21

Jamaica, Queens, New York

Meredith DeSalvo had braced for what was coming.

Wearing a lab coat, white latex gloves and a hair and face covering, she was hunched over her microscope in the Latent Print Development Unit of the NYPD crime lab.

The lab was in a drab, five-story complex that was once part of the City University of New York. Meredith, a Level 2 criminalist with the unit, was setting aside her analysis on a cold rape case, clearing her workload.

Earlier that morning she’d been alerted to an ongoing hostage-abduction situation involving a bank manager and his family. Meredith was assigned to lead the small team that would process the evidence for prints. The material would also be examined by the hair-and-fiber unit.

This case was the NYPD’s top priority-beyond urgent.

Investigators needed evidence to point them to the people behind the crime and they needed it now.

“Heads up, here it is,” said Rita Chow, Meredith’s manager.

Rita was accompanied by two Crime Scene Unit detectives carrying several brown paper bags containing evidence collected from Dan and Lori Fulton’s home. They’d placed the bags on Meredith’s workbench. After everyone signed off on chain-of-evidence documentation, Meredith and the other criminalists in the unit began processing the material. If a suspect had left something behind at the scene, Meredith’s team would find it.

They opened the bags and logged and recorded the items inside, which included towels, swatches collected from sofa cushions, armrests, soda cans, pizza boxes, used napkins, used forks, spoons, knives, balled-up duct tape, crystal figurines and take-out containers for Chinese food.

Meredith and her team began by making visual inspections of the items under high-powered magnifying lamps.

They searched for patent prints, those that are visible when fingers touch a clean surface after they’d been contaminated with substances like blood, dirt, ink, paint, grease, powders or oils.

Next, they collected possible DNA by using moistened cotton swabs to rub the items over the areas where the suspect would have touched them, particularly around the lid of soda cans. The swabs were documented and shipped immediately to the Office of the Chief Medical Examiner for DNA analysis.
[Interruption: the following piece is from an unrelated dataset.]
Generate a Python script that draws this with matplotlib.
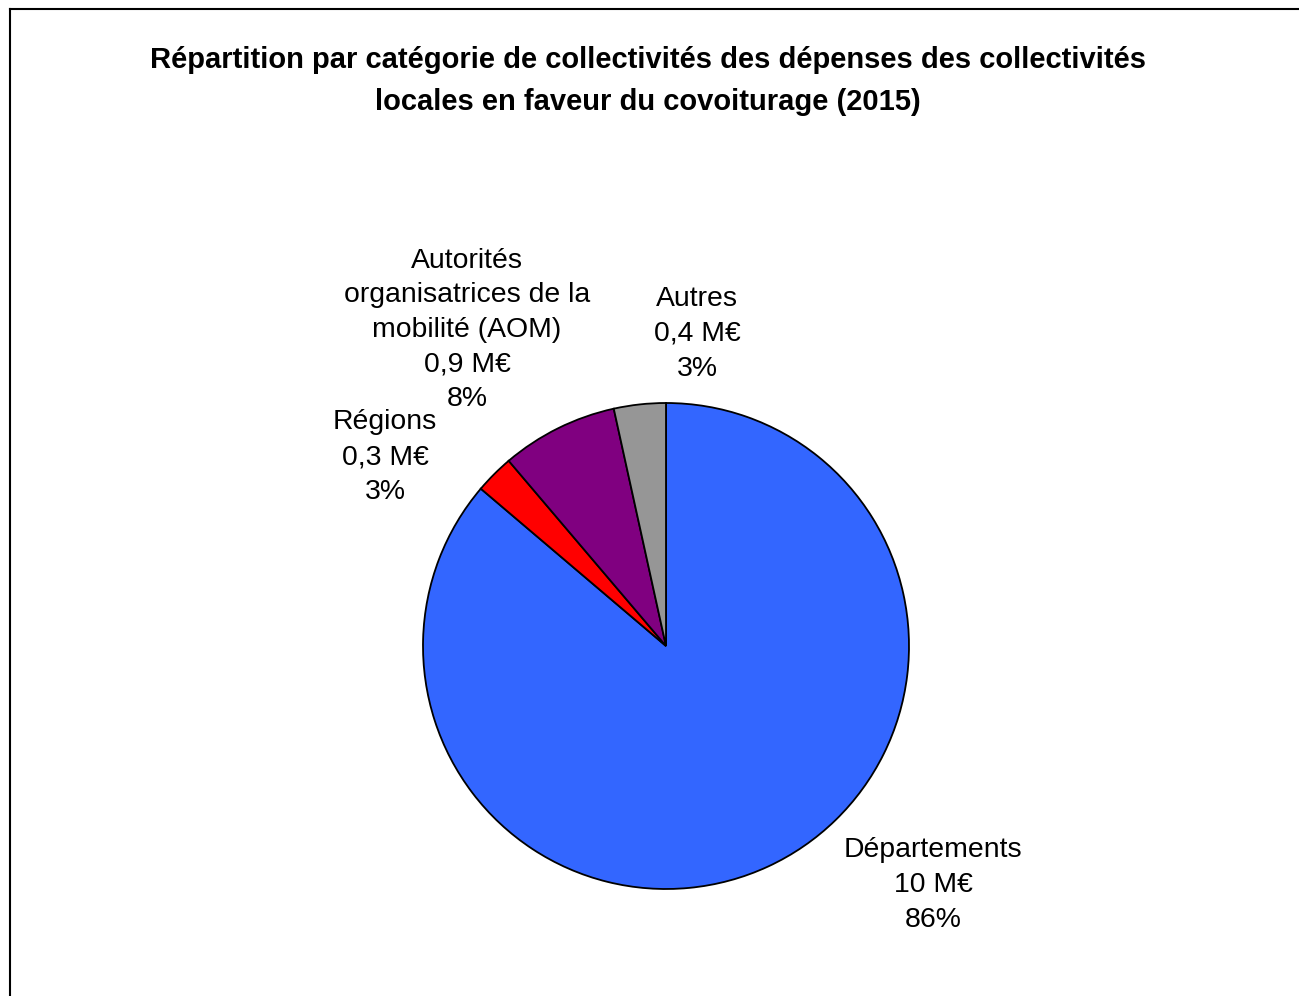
import matplotlib
matplotlib.use("Agg")
import matplotlib.pyplot as plt
from matplotlib.lines import Line2D

plt.rcParams['font.family'] = ['Liberation Sans', 'DejaVu Sans']

categories = ["Départements", "Régions", "Autorités\norganisatrices de la\nmobilité (AOM)", "Autres"]
values_meur = [10, 0.3, 0.9, 0.4]
value_labels = ["10 M€", "0,3 M€", "0,9 M€", "0,4 M€"]
pct_labels = ["86%", "3%", "8%", "3%"]
colors = ["#3366FF", "#FF0000", "#800080", "#969696"]

W, H = 1299, 996
fig = plt.figure(figsize=(W / 100, H / 100), dpi=100)

# border (top and left visible, extends beyond right/bottom)
fig.add_artist(Line2D([9.5 / W, 1.01], [1 - 9.5 / H, 1 - 9.5 / H], transform=fig.transFigure, color='black', lw=1.5))
fig.add_artist(Line2D([9.5 / W, 9.5 / W], [1 - 9.5 / H, -0.01], transform=fig.transFigure, color='black', lw=1.5))

cx, cy, r = 666, 646, 243
ax = fig.add_axes([(cx - r) / W, (H - cy - r) / H, 2 * r / W, 2 * r / H])
ax.pie(values_meur, colors=colors, startangle=90, counterclock=False,
       wedgeprops=dict(edgecolor='black', linewidth=1.3), radius=1)
ax.set_xlim(-1.0, 1.0)
ax.set_ylim(-1.0, 1.0)
ax.set_aspect('equal')
ax.axis('off')

label_pos = [(933, 885), (385, 457), (467, 330), (697, 334)]
for cat, v, p, (px, py) in zip(categories, value_labels, pct_labels, label_pos):
    fig.text(px / W, 1 - py / H, f"{cat}\n{v}\n{p}", ha='center', va='center',
             multialignment='center', fontsize=20.4, linespacing=1.43)

fig.text(648 / W, 1 - 81 / H,
         "Répartition par catégorie de collectivités des dépenses des collectivités\nlocales en faveur du covoiturage (2015)",
         ha='center', va='center', multialignment='center', fontsize=21, fontweight='bold', linespacing=1.68)

fig.savefig("out.png", dpi=100, facecolor='white')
The criminalists then switched off the lab’s lights to examine the material under ultraviolet and infrared lights for naturally fluorescent prints.

Once that was done, they moved into a process known as superglue fuming. They placed items in the chamber with a volume of superglue, watching as the fumes that vaporized from the glue adhered to residue left from the prints, leaving a white coating that could be photographed.
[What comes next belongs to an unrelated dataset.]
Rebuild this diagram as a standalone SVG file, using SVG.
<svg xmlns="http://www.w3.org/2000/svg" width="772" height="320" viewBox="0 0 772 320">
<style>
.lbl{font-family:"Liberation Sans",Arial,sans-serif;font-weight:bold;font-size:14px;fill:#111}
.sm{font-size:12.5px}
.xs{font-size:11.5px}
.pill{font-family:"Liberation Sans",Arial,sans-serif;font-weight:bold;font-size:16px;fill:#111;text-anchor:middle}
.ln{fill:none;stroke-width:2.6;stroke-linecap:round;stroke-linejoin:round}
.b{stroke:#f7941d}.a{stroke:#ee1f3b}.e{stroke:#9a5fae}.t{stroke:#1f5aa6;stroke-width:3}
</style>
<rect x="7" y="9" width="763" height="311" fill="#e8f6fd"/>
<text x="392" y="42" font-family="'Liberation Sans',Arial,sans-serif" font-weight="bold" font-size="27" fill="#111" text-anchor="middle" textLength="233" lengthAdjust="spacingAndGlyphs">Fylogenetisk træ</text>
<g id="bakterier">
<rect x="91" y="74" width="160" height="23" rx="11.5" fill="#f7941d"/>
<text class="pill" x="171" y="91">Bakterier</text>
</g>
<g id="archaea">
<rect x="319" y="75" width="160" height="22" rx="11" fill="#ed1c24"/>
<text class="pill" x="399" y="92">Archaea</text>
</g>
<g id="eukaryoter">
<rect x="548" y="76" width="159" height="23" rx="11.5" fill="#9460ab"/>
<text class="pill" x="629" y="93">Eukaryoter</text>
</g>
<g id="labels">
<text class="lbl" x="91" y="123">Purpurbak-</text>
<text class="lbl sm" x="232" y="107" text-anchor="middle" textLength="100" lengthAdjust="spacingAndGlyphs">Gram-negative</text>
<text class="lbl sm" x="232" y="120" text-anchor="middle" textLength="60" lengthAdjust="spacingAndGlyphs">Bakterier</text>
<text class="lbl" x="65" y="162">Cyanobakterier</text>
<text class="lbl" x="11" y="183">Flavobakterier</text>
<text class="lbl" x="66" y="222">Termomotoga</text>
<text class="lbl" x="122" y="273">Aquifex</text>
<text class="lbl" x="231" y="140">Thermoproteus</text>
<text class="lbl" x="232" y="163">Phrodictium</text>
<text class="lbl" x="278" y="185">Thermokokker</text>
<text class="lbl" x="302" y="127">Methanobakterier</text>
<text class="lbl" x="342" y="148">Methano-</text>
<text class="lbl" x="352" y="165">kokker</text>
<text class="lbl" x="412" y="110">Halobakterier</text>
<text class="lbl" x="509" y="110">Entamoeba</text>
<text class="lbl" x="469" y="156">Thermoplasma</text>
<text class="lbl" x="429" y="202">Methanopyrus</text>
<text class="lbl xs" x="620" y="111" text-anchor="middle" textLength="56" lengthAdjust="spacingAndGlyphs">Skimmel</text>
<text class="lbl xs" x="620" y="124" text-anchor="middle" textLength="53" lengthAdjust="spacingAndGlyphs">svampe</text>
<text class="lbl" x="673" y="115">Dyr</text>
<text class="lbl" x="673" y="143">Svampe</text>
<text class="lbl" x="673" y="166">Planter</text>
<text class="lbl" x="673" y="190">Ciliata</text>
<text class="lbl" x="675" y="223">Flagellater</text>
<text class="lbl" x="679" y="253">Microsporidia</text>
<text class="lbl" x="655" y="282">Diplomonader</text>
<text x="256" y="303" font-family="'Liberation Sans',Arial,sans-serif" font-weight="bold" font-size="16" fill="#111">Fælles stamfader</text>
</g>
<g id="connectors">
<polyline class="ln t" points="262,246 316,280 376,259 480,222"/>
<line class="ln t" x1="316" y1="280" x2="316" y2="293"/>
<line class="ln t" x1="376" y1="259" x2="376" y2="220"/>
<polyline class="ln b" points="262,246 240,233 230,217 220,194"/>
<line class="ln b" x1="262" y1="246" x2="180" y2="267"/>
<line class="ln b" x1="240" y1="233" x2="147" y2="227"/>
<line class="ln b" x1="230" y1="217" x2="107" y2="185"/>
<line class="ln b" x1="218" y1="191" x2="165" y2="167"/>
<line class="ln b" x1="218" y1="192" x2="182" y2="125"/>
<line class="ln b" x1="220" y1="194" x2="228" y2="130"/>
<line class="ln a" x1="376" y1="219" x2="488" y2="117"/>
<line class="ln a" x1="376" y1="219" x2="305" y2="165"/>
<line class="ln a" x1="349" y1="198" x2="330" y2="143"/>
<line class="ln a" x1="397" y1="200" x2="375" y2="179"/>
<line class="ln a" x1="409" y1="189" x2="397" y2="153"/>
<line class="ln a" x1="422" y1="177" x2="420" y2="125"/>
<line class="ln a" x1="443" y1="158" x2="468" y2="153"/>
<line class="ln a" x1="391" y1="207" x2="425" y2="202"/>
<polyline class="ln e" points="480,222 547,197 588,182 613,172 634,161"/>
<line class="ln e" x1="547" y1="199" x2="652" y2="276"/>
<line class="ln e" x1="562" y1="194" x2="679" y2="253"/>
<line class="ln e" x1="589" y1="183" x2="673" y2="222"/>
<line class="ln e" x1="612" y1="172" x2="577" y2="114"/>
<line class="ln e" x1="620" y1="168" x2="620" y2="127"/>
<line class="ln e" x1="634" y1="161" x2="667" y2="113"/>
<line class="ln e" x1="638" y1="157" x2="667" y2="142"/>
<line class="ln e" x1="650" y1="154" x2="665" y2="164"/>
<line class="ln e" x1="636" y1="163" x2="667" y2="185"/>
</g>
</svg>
After twenty minutes they used a plastic bottle of fluorescent water-based dye and submerged the evidence with it. Then let it dry for another twenty minutes.

Meredith was pleased.

So far her team had collected a number of clear prints.

But her highest hope was with the duct tape.
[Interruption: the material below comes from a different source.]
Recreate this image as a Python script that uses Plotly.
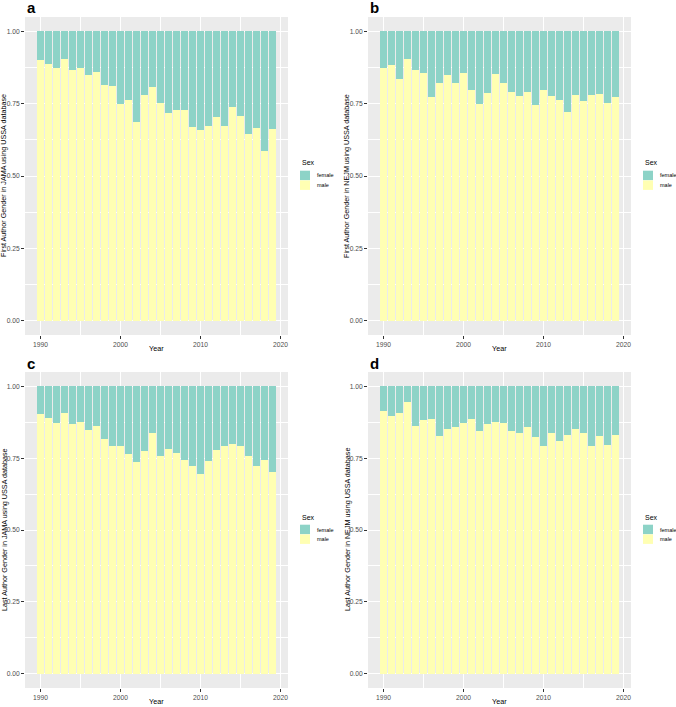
import plotly.graph_objects as go

years = list(range(1990, 2020))

# male share (fill position)
male_first_jama = [0.902, 0.889, 0.872, 0.906, 0.868, 0.874, 0.850, 0.861, 0.816, 0.812,
                   0.748, 0.762, 0.688, 0.781, 0.807, 0.754, 0.718, 0.730, 0.730, 0.671,
                   0.658, 0.673, 0.704, 0.672, 0.738, 0.709, 0.647, 0.665, 0.585, 0.663]
male_first_nejm = [0.875, 0.883, 0.835, 0.905, 0.867, 0.858, 0.774, 0.820, 0.849, 0.820,
                   0.856, 0.799, 0.748, 0.788, 0.852, 0.822, 0.792, 0.777, 0.790, 0.745,
                   0.799, 0.776, 0.762, 0.722, 0.779, 0.760, 0.779, 0.784, 0.751, 0.773]
male_last_jama = [0.903, 0.889, 0.872, 0.907, 0.869, 0.875, 0.849, 0.863, 0.816, 0.794,
                  0.794, 0.766, 0.736, 0.774, 0.837, 0.759, 0.783, 0.768, 0.743, 0.722,
                  0.694, 0.740, 0.779, 0.794, 0.800, 0.793, 0.756, 0.722, 0.743, 0.701]
male_last_nejm = [0.915, 0.897, 0.909, 0.947, 0.862, 0.884, 0.887, 0.828, 0.853, 0.860,
                  0.874, 0.885, 0.846, 0.870, 0.877, 0.874, 0.844, 0.838, 0.857, 0.825,
                  0.791, 0.839, 0.811, 0.832, 0.852, 0.839, 0.791, 0.828, 0.797, 0.830]

panel_tags = ["a", "b", "c", "d"]
y_titles = ["First Author Gender in JAMA using USSA database",
            "First Author Gender in NEJM using USSA database",
            "Last Author Gender in JAMA using USSA database",
            "Last Author Gender in NEJM using USSA database"]
x_title = "Year"
legend_title = "Sex"
sex_labels = ["female", "male"]
x_ticks = [1990, 2000, 2010, 2020]
x_minor = [1995, 2005, 2015]
y_ticks = [0.0, 0.25, 0.5, 0.75, 1.0]
y_tick_text = ["0.00", "0.25", "0.50", "0.75", "1.00"]
y_minor = [0.125, 0.375, 0.625, 0.875]

FEMALE = "#8DD3C7"
MALE = "#FFFFB3"
W, H = 676, 707
FONT = "Liberation Sans, Arial, sans-serif"

series = [male_first_jama, male_first_nejm, male_last_jama, male_last_nejm]

# panel pixel boxes: (left, right, top, bottom)
boxes = [(25, 288, 17, 335), (368, 631, 17, 335),
         (25, 288, 372, 688), (368, 631, 372, 688)]

fig = go.Figure()
layout = dict(width=W, height=H, margin=dict(l=0, r=0, t=0, b=0), autosize=False,
              paper_bgcolor="white", plot_bgcolor="#EBEBEB",
              barmode="stack", bargap=0.1, showlegend=False,
              font=dict(family=FONT, color="#4D4D4D"))
annotations = []
shapes = []

for i, male in enumerate(series):
    n = "" if i == 0 else str(i + 1)
    xa, ya = "x" + n, "y" + n
    female = [round(1 - m, 3) for m in male]
    fig.add_trace(go.Bar(x=years, y=male, name=sex_labels[1], marker=dict(color=MALE, line=dict(width=0)),
                         xaxis=xa, yaxis=ya, hoverinfo="x+y"))
    fig.add_trace(go.Bar(x=years, y=female, name=sex_labels[0], marker=dict(color=FEMALE, line=dict(width=0)),
                         xaxis=xa, yaxis=ya, hoverinfo="x+y"))
    l, r, t, b = boxes[i]
    layout["xaxis" + n] = dict(domain=[l / W, r / W], anchor=ya, range=[1988.055, 2020.945],
                               tickvals=x_ticks, ticks="outside", ticklen=3, tickcolor="#333333",
                               tickwidth=0.6, tickfont=dict(size=6.7, color="#4D4D4D"),
                               showgrid=True, gridcolor="white", gridwidth=0.9, zeroline=False,
                               showline=False, fixedrange=True,
                               minor=dict(tickvals=x_minor, showgrid=True, gridcolor="white",
                                          gridwidth=0.45, ticks=""))
    layout["yaxis" + n] = dict(domain=[1 - b / H, 1 - t / H], anchor=xa, range=[-0.05, 1.05],
                               tickvals=y_ticks, ticktext=y_tick_text, ticks="outside", ticklen=3,
                               tickcolor="#333333", tickwidth=0.6,
                               tickfont=dict(size=6.7, color="#4D4D4D"),
                               showgrid=True, gridcolor="white", gridwidth=0.9, zeroline=False,
                               showline=False, fixedrange=True,
                               minor=dict(tickvals=y_minor, showgrid=True, gridcolor="white",
                                          gridwidth=0.45, ticks=""))
    # panel tag
    annotations.append(dict(text="<b>%s</b>" % panel_tags[i], xref="paper", yref="paper",
                            x=l / W, y=1 - (t - 9) / H, xanchor="left", yanchor="middle",
                            showarrow=False, font=dict(size=15, color="black", family=FONT)))
    # axis titles
    annotations.append(dict(text=x_title, xref="paper", yref="paper", x=(l + r) / 2 / W,
                            y=1 - (b + 13.5) / H, xanchor="center", yanchor="middle",
                            showarrow=False, font=dict(size=7.2, color="black", family=FONT)))
    annotations.append(dict(text=y_titles[i], xref="paper", yref="paper", x=(l - 21) / W,
                            y=1 - (t + b) / 2 / H, xanchor="center", yanchor="middle", textangle=-90,
                            showarrow=False, font=dict(size=7.2, color="black", family=FONT)))
    # legend (drawn next to each panel)
    lx = r + 12
    ly = (t + b) / 2 - 13
    annotations.append(dict(text=legend_title, xref="paper", yref="paper", x=lx / W, y=1 - ly / H,
                            xanchor="left", yanchor="middle", showarrow=False,
                            font=dict(size=7, color="black", family=FONT)))
    for k, (lab, col) in enumerate(zip(sex_labels, [FEMALE, MALE])):
        ky0 = ly + 7.7 + k * 9.7
        shapes.append(dict(type="rect", xref="paper", yref="paper", x0=lx / W, x1=(lx + 10) / W,
                           y0=1 - ky0 / H, y1=1 - (ky0 + 9.5) / H, fillcolor=col,
                           line=dict(width=0), layer="above"))
        annotations.append(dict(text=lab, xref="paper", yref="paper", x=(lx + 15) / W,
                                y=1 - (ky0 + 4.8) / H, xanchor="left", yanchor="middle",
                                showarrow=False, font=dict(size=5.5, color="black", family=FONT)))

layout["annotations"] = annotations
layout["shapes"] = shapes
fig.update_layout(**layout)
fig.write_html("out.html", config={"responsive": False, "displayModeBar": False},
               post_script="document.body.style.margin='0px';document.body.style.padding='0px';"
                           "document.documentElement.style.overflow='hidden';")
She knew the probability of getting usable prints from the tape was high, since criminals often bound their victims with it. She also knew that in most cases the tape was impossible to manipulate while wearing gloves. At some point, a suspect would leave a print-either on the smooth side or the sticky side.

The challenge was in unbinding the tape so as not to damage any prints captured on it. First, a liquid release agent was applied where two pieces of tape met. Meredith and a coworker did this stage together, using tweezers to separate the tape sections while generously applying the release agent. Once that was done, they flattened the salvaged pieces.

It used to require twenty-four hours before they could move on to the next stage, but scientists in Japan had developed a new, rapid adhesive-side developer to apply to the sticky side of the duct tape. After letting it dry for several minutes, they rinsed off the powder, and prints emerged.

“Fantastic,” Meredith said.

She photographed them, protected them with clear tape. Then she viewed them on her computer monitor, along with the other prints her team had collected. After entering all the appropriate evidentiary data, Meredith submitted the prints with a few clicks to fingerprint detectives, who were standing by at One Police Plaza to identify them.

Staring hard at the images on her screen, Meredith was convinced.

One of these has to belong to a suspect.